I want to qualify everything I have said by stating I am not an EE, but I've been involved with audio(hi & mid) for more than 30 years, so I don't get involved with formulas and such.

Jim Robinson

Jwrobinson, I like your dB headroom spec. Naim is one of the few companies who has listed dB headroom. It was at least 6 dB and probably much more.
Dynamic, instantaneous current delivery can maker a 30 wpc amp like Naim sound much more powerful. I also think it contributes to a power amp presenting more detail.
Jwrobinson, "stiff" was ment to be a word NOT what you were reffering to in the 70's.
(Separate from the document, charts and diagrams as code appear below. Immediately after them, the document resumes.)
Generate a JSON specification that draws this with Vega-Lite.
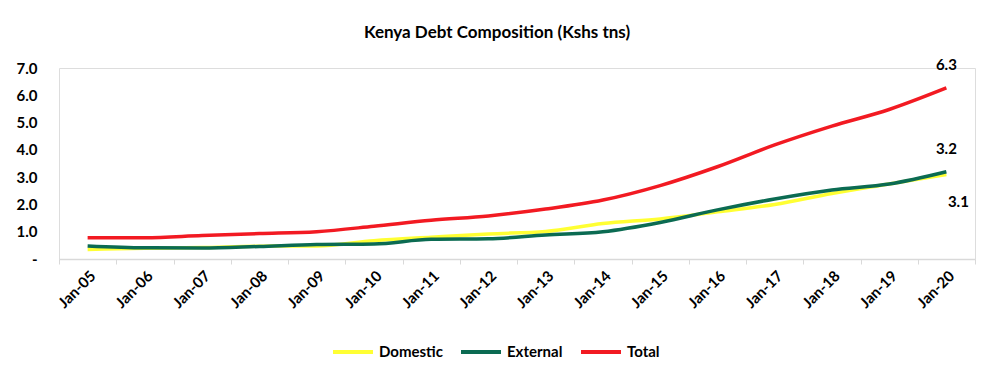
{
  "$schema": "https://vega.github.io/schema/vega-lite/v6.json",
  "width": 916,
  "height": 191,
  "autosize": {"type": "none"},
  "padding": {"left": 59, "top": 68, "right": 15, "bottom": 115},
  "background": "white",
  "title": {
    "text": "Kenya Debt Composition (Kshs tns)",
    "font": "Lato",
    "fontSize": 17,
    "fontWeight": "bold",
    "color": "#000000",
    "anchor": "middle",
    "dx": -20,
    "offset": 16
  },
  "data": {
    "values": [
      {"date": "Jan-05", "series": "Domestic", "value": 0.35},
      {"date": "Jan-06", "series": "Domestic", "value": 0.39},
      {"date": "Jan-07", "series": "Domestic", "value": 0.42},
      {"date": "Jan-08", "series": "Domestic", "value": 0.47},
      {"date": "Jan-09", "series": "Domestic", "value": 0.48},
      {"date": "Jan-10", "series": "Domestic", "value": 0.67},
      {"date": "Jan-11", "series": "Domestic", "value": 0.8},
      {"date": "Jan-12", "series": "Domestic", "value": 0.92},
      {"date": "Jan-13", "series": "Domestic", "value": 1.01},
      {"date": "Jan-14", "series": "Domestic", "value": 1.3},
      {"date": "Jan-15", "series": "Domestic", "value": 1.47},
      {"date": "Jan-16", "series": "Domestic", "value": 1.73},
      {"date": "Jan-17", "series": "Domestic", "value": 2.0},
      {"date": "Jan-18", "series": "Domestic", "value": 2.4},
      {"date": "Jan-19", "series": "Domestic", "value": 2.75},
      {"date": "Jan-20", "series": "Domestic", "value": 3.1},
      {"date": "Jan-05", "series": "External", "value": 0.48},
      {"date": "Jan-06", "series": "External", "value": 0.41},
      {"date": "Jan-07", "series": "External", "value": 0.4},
      {"date": "Jan-08", "series": "External", "value": 0.46},
      {"date": "Jan-09", "series": "External", "value": 0.53},
      {"date": "Jan-10", "series": "External", "value": 0.55},
      {"date": "Jan-11", "series": "External", "value": 0.72},
      {"date": "Jan-12", "series": "External", "value": 0.74},
      {"date": "Jan-13", "series": "External", "value": 0.88},
      {"date": "Jan-14", "series": "External", "value": 1.0},
      {"date": "Jan-15", "series": "External", "value": 1.34},
      {"date": "Jan-16", "series": "External", "value": 1.8},
      {"date": "Jan-17", "series": "External", "value": 2.2},
      {"date": "Jan-18", "series": "External", "value": 2.53},
      {"date": "Jan-19", "series": "External", "value": 2.75},
      {"date": "Jan-20", "series": "External", "value": 3.2},
      {"date": "Jan-05", "series": "Total", "value": 0.78},
      {"date": "Jan-06", "series": "Total", "value": 0.78},
      {"date": "Jan-07", "series": "Total", "value": 0.86},
      {"date": "Jan-08", "series": "Total", "value": 0.93},
      {"date": "Jan-09", "series": "Total", "value": 1.0},
      {"date": "Jan-10", "series": "Total", "value": 1.2},
      {"date": "Jan-11", "series": "Total", "value": 1.42},
      {"date": "Jan-12", "series": "Total", "value": 1.58},
      {"date": "Jan-13", "series": "Total", "value": 1.83},
      {"date": "Jan-14", "series": "Total", "value": 2.16},
      {"date": "Jan-15", "series": "Total", "value": 2.69},
      {"date": "Jan-16", "series": "Total", "value": 3.38},
      {"date": "Jan-17", "series": "Total", "value": 4.18},
      {"date": "Jan-18", "series": "Total", "value": 4.87},
      {"date": "Jan-19", "series": "Total", "value": 5.48},
      {"date": "Jan-20", "series": "Total", "value": 6.27}
    ]
  },
  "encoding": {
    "x": {
      "field": "date",
      "type": "ordinal",
      "sort": null,
      "bandPosition": 0.5,
      "scale": {"type": "band", "paddingInner": 0, "paddingOuter": 0},
      "axis": {
        "title": null,
        "labelAngle": -45,
        "labelFont": "Lato",
        "labelFontSize": 15,
        "labelFontWeight": "bold",
        "labelColor": "#000000",
        "domainColor": "#d9d9d9",
        "domainWidth": 1.5,
        "tickColor": "#d9d9d9",
        "tickSize": 5,
        "tickBand": "extent",
        "grid": false,
        "labelPadding": 4
      }
    },
    "y": {
      "field": "value",
      "type": "quantitative",
      "scale": {"domain": [0, 7]},
      "axis": {
        "title": null,
        "values": [0, 1, 2, 3, 4, 5, 6, 7],
        "labelExpr": "datum.value == 0 ? '-' : format(datum.value, '.1f')",
        "labelFont": "Lato",
        "labelFontSize": 15,
        "labelFontWeight": "bold",
        "labelColor": "#000000",
        "domain": false,
        "ticks": false,
        "grid": false,
        "labelPadding": 22
      }
    }
  },
  "layer": [
    {
      "mark": {"type": "line", "strokeWidth": 3.5, "interpolate": "monotone"},
      "encoding": {
        "color": {
          "field": "series",
          "type": "nominal",
          "scale": {"domain": ["Domestic", "External", "Total"], "range": ["#FFFF33", "#0B6B52", "#F21A22"]},
          "legend": {
            "title": null,
            "orient": "none",
            "legendX": 272,
            "legendY": 262,
            "direction": "horizontal",
            "symbolType": "stroke",
            "symbolStrokeWidth": 4,
            "symbolSize": 1600,
            "labelFont": "Lato",
            "labelFontSize": 15,
            "labelFontWeight": "bold",
            "labelColor": "#000000",
            "labelOffset": 4,
            "columnPadding": 10
          }
        }
      }
    },
    {
      "transform": [{"filter": "datum.date == 'Jan-20' && datum.series != 'Domestic'"}],
      "mark": {"type": "text", "dy": -23, "font": "Lato", "fontSize": 15, "fontWeight": "bold", "color": "#000000"},
      "encoding": {"text": {"field": "value", "type": "quantitative", "format": ".1f"}}
    },
    {
      "transform": [{"filter": "datum.date == 'Jan-20' && datum.series == 'Domestic'"}],
      "mark": {"type": "text", "dy": 28, "dx": 12, "font": "Lato", "fontSize": 15, "fontWeight": "bold", "color": "#000000"},
      "encoding": {"text": {"field": "value", "type": "quantitative", "format": ".1f"}}
    }
  ]
}
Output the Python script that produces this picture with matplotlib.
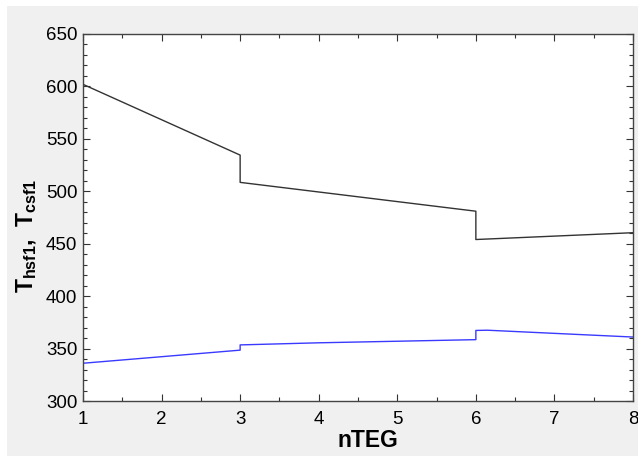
import numpy as np
import matplotlib
matplotlib.use('Agg')
import matplotlib.pyplot as plt
from matplotlib.patches import Rectangle
from matplotlib.ticker import MultipleLocator

plt.rcParams['font.family'] = 'Liberation Sans'
plt.rcParams['mathtext.fontset'] = 'custom'
plt.rcParams['mathtext.bf'] = 'Liberation Sans:bold'
plt.rcParams['mathtext.rm'] = 'Liberation Sans'

# hot side (black) and cold side (blue) temperatures vs nTEG
n_hot = [1, 3, 3, 6, 6, 8]
t_hot = [602, 534.5, 508.5, 481, 454, 460.5]

n_cold = [1, 3, 3, 4, 5, 6, 6, 6.15, 7, 8]
t_cold = [336, 348.5, 353.5, 355.5, 357, 358.5, 367.3, 367.5, 364.5, 361]

fig = plt.figure(figsize=(6.38, 4.57), dpi=100, facecolor='white')
fig.patches.append(Rectangle((7/638, 1/457), 631/638, 450/457, transform=fig.transFigure,
                             facecolor='#f0f0f0', edgecolor='none', zorder=-10))
ax = fig.add_axes([83/638, 56/457, 550/638, 367/457])

ax.plot(n_hot, t_hot, color='#333333', lw=1.0)
ax.plot(n_cold, t_cold, color='#3a3aff', lw=1.0)

ax.set_xlim(1, 8)
ax.set_ylim(300, 650)
ax.xaxis.set_major_locator(MultipleLocator(1))
ax.xaxis.set_minor_locator(MultipleLocator(0.5))
ax.yaxis.set_major_locator(MultipleLocator(50))
ax.yaxis.set_minor_locator(MultipleLocator(10))
ax.tick_params(which='both', direction='in', top=True, right=True, labelsize=13.5, colors='#333333')
ax.tick_params(which='major', length=5, width=0.8)
ax.tick_params(which='minor', length=3, width=0.8)
ax.tick_params(axis='x', pad=7, labelcolor='black')
ax.tick_params(axis='y', pad=4, labelcolor='black')
for s in ax.spines.values():
    s.set_color('#444444')
    s.set_linewidth(1.0)

ax.set_xlabel('nTEG', fontsize=16.5, fontweight='bold')
ax.xaxis.set_label_coords(0.518, -0.075)
ax.set_ylabel(r'$\mathbf{T_{hsf1},\ T_{csf1}}$', fontsize=16.5)
ax.yaxis.set_label_coords(-0.08, 0.45)

fig.savefig('out.png', dpi=100, facecolor=fig.get_facecolor())
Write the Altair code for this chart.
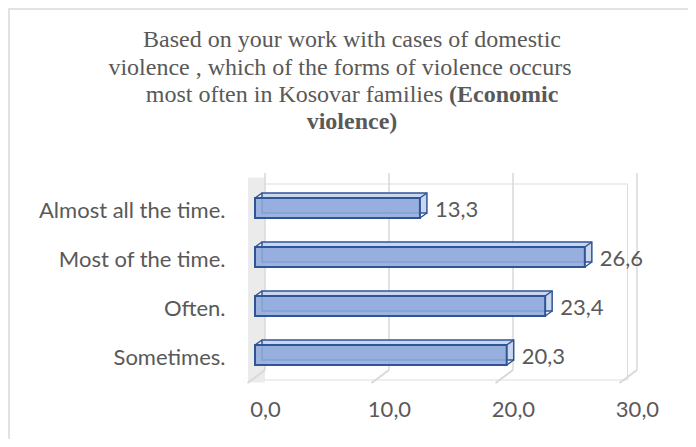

What I was meaning was that the power supplies in cheaper gear were not "big" enough or will "droop" when a tough load is driven causing the amp to clip.
There's obviously a lot more that goes on than this, because the Sony won't sound as good as the ______ even when neither amp is being called upon to deliver anything above a few watts max, probably less than 1 watt average for normal moderate volume listening with most non-exotic speakers. Differences in amplifiers' music reproduction capabilities don't just make themselves known around only the clipping point.